1Samuel 16 conta a estreia de Davi na corte: Davi è ungido como rei pelo profeta Samuel, enquando ainda vivia Saul, o primeiro rei de Israel. Obviamente isso significa um conflito: como pode um reino ter dois reis? Como pode Deus ter abraçado Davi e rejeitado Saul?
Não sabemos bem como foi essa história, pois dependemos completamente do relato bíblico, que claramente sublinha a figura de Davi e para tanto precisa desprestigiar aquela di Saul. O escritor sagrado faz isso de várias maneiras. A primeira delas, a mais importante, contada em 1Samuel 14, é sublinhar como o rei Saul não obedeceu ao comando do Senhor de exterminar tudo aquilo que fosse tomando com a guerra. O rei não destruiu tudo o que consquistara, mas preservou o melhor do gado para sacrificar ao Senhor. Mas, lembrará Samuel, "a obediência é melhor do que o sacrifício" (1Samuel 15,22).
Outra modo de desprestigiar o primeiro rei de Israel, em favor de Davi, é dizer que foi assim que Deus decidiu, contrapondo o seu espírito bom a um mau, sempre mandado por Ele:
O espírito de Iahweh tinha se retirado de Saul, e um mau espírito, procedente de Iahwheh, o atormentava.
Será Davi que, tocando a arpa, acalmará Saul, quando atormentado pelo espírito mau.
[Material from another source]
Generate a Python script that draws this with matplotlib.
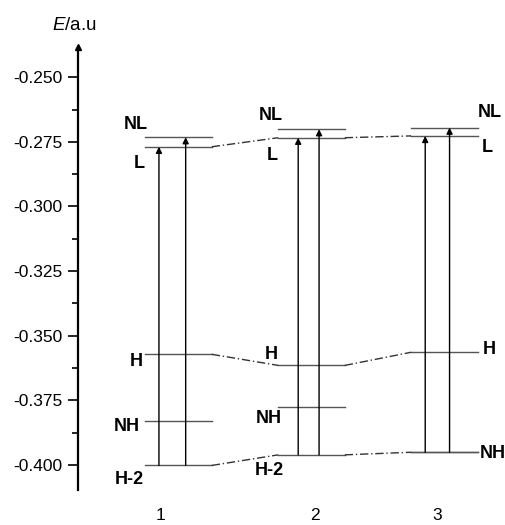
import matplotlib.pyplot as plt
import numpy as np

plt.rcParams['font.family'] = ['Liberation Sans', 'DejaVu Sans']
plt.rcParams['axes.unicode_minus'] = False
plt.rcParams['mathtext.fontset'] = 'custom'
plt.rcParams['mathtext.it'] = 'Liberation Sans:italic'
plt.rcParams['mathtext.rm'] = 'Liberation Sans'

# orbital energies (a.u.) for the three systems
systems = [1, 2, 3]
nl = [-0.2732, -0.2701, -0.2695]
lumo = [-0.2769, -0.2734, -0.2727]
homo = [-0.3572, -0.3615, -0.3564]
nh = [-0.3830, -0.3777, -0.3951]
h2 = [-0.4002, -0.3961, -0.3951]
sys_labels = ["1", "2", "3"]
yticks = [-0.250, -0.275, -0.300, -0.325, -0.350, -0.375, -0.400]

fig = plt.figure(figsize=(5.06, 5.25), dpi=100)
ax = fig.add_axes([78/506, 35/525, 428/506, 443/525])

half = 0.25
line_kw = dict(color='#555555', lw=1.0)
for x, a, b, c, d, e in zip(systems, nl, lumo, homo, nh, h2):
    for e_lvl in (a, b, c, d, e):
        ax.plot([x - half, x + half], [e_lvl, e_lvl], **line_kw)

# dash-dot connectors between neighbouring systems
for i in range(len(systems) - 1):
    for lev in (lumo, homo, h2):
        ax.plot([systems[i] + half, systems[i + 1] - half], [lev[i], lev[i + 1]],
                color='#333333', lw=1.0, ls=(0, (6, 2, 1, 2)))

# excitation arrows: left one to L, right one to NL
left_off = [-0.147, -0.10, -0.145]
right_off = [0.054, 0.057, 0.038]
arrow_kw = dict(arrowstyle='-|>', mutation_scale=9, lw=1.0, color='black',
                shrinkA=0, shrinkB=0)
for x, lo, ro, a, b, e in zip(systems, left_off, right_off, nl, lumo, h2):
    ax.annotate('', xy=(x + lo, b), xytext=(x + lo, e), arrowprops=arrow_kw)
    ax.annotate('', xy=(x + ro, a), xytext=(x + ro, e), arrowprops=arrow_kw)

# level labels
lab_kw = dict(textcoords='offset pixels', fontsize=13, fontweight='bold', va='center')
for x, a, b, c, d, e, off in zip(
        systems[:2], nl, lumo, homo, nh, h2,
        [[(3, 13), (0, -17), (-2, -7), (-5, -6), (-1, -14)],
         [(5, 14), (0, -18), (0, 11), (4, -11), (6, -16)]]):
    for txt, lvl, o in zip(["NL", "L", "H", "NH", "H-2"], (a, b, c, d, e), off):
        ax.annotate(txt, xy=(x - half, lvl), xytext=o, ha='right', **lab_kw)
x3 = systems[2] + half
for txt, lvl, o in zip(["NL", "L", "H", "NH"], (nl[2], lumo[2], homo[2], nh[2]),
                       [(0, 15), (4, -12), (5, 3), (2, -1)]):
    ax.annotate(txt, xy=(x3, lvl), xytext=o, ha='left', **lab_kw)

ax.set_xlim(0.2444, 3.4624)
ax.set_ylim(-0.4097, -0.2383)
ax.set_yticks(yticks)
ax.set_yticklabels(['%.3f' % v for v in yticks])
ax.set_yticks(np.array(yticks[:-1]) - 0.0125, minor=True)
ax.tick_params(axis='y', which='major', length=7, width=1.2, labelsize=12.5, pad=4)
ax.tick_params(axis='y', which='minor', length=4, width=1.2)
ax.set_xticks([0.861, 2.026, 2.944])
ax.set_xticklabels(sys_labels)
ax.tick_params(axis='x', length=0, labelsize=12.5, pad=13)
for s in ('top', 'right', 'bottom'):
    ax.spines[s].set_visible(False)
ax.spines['left'].set_linewidth(1.6)
ax.plot(0, 1, marker='^', color='black', markersize=5, transform=ax.transAxes,
        clip_on=False)
fig.text(52/506, 1 - 25/525, r'$E$/a.u', fontsize=13.5, va='center', ha='left')

fig.savefig('out.png', dpi=100)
Se por um lado essa menção ao "espírito mau" serve ao autor para justificar o protagonismo de Davi como rei de Israel, por outro nos mostra uma concepção muito difundida no mundo judeu, inclusive no tempo de Jesus, sobre os espíritos. Essa é, portanto, uma chance para entender a concepção que está por trás desse texto de 1Samuel.
O bem e o mal
Nós acreditamos que Deus é sumo bem. E, portanto, completamente alheio ao mal. Mas conforme a Bíblia, a realidade é mais complexa. Para alguns entre os judeus, Deus havia criado tudo "bom" e o ser humano com sua escolha havia deturpado tudo e a única solução de purificação seria o juízo final. Para outros judeus, com quem nós cristãos estamos intimamente ligados, o mal não tem origem humana, mas é uma realidade côsmica, que nasce na esfera celeste, com os "anjos caídos", que decidem vir à terra e geram os gigantes. Esse mal provocado pro criaturas celestes, pode ser combatico unicamente com outras criaturas celestes, sejam anjos (Miguel, Gabriel, Rafael e Uriel) ou o próprio Deus, que envia o seu filho para restabelecer a "bondade" original. Essa visão é preservada pela literatura apocalíptica (leia mais aqui).
Seguindo a linha dessa visão, o mal que aflige o ser humano não é exclusivamente terreno, mas tem sua origem última na esfera celeste, fruto de uma rebelião daquele âmbito. É por isso que o autor sagrado pode atribuir o mau espírito à esfera celeste, onde comanda Deus.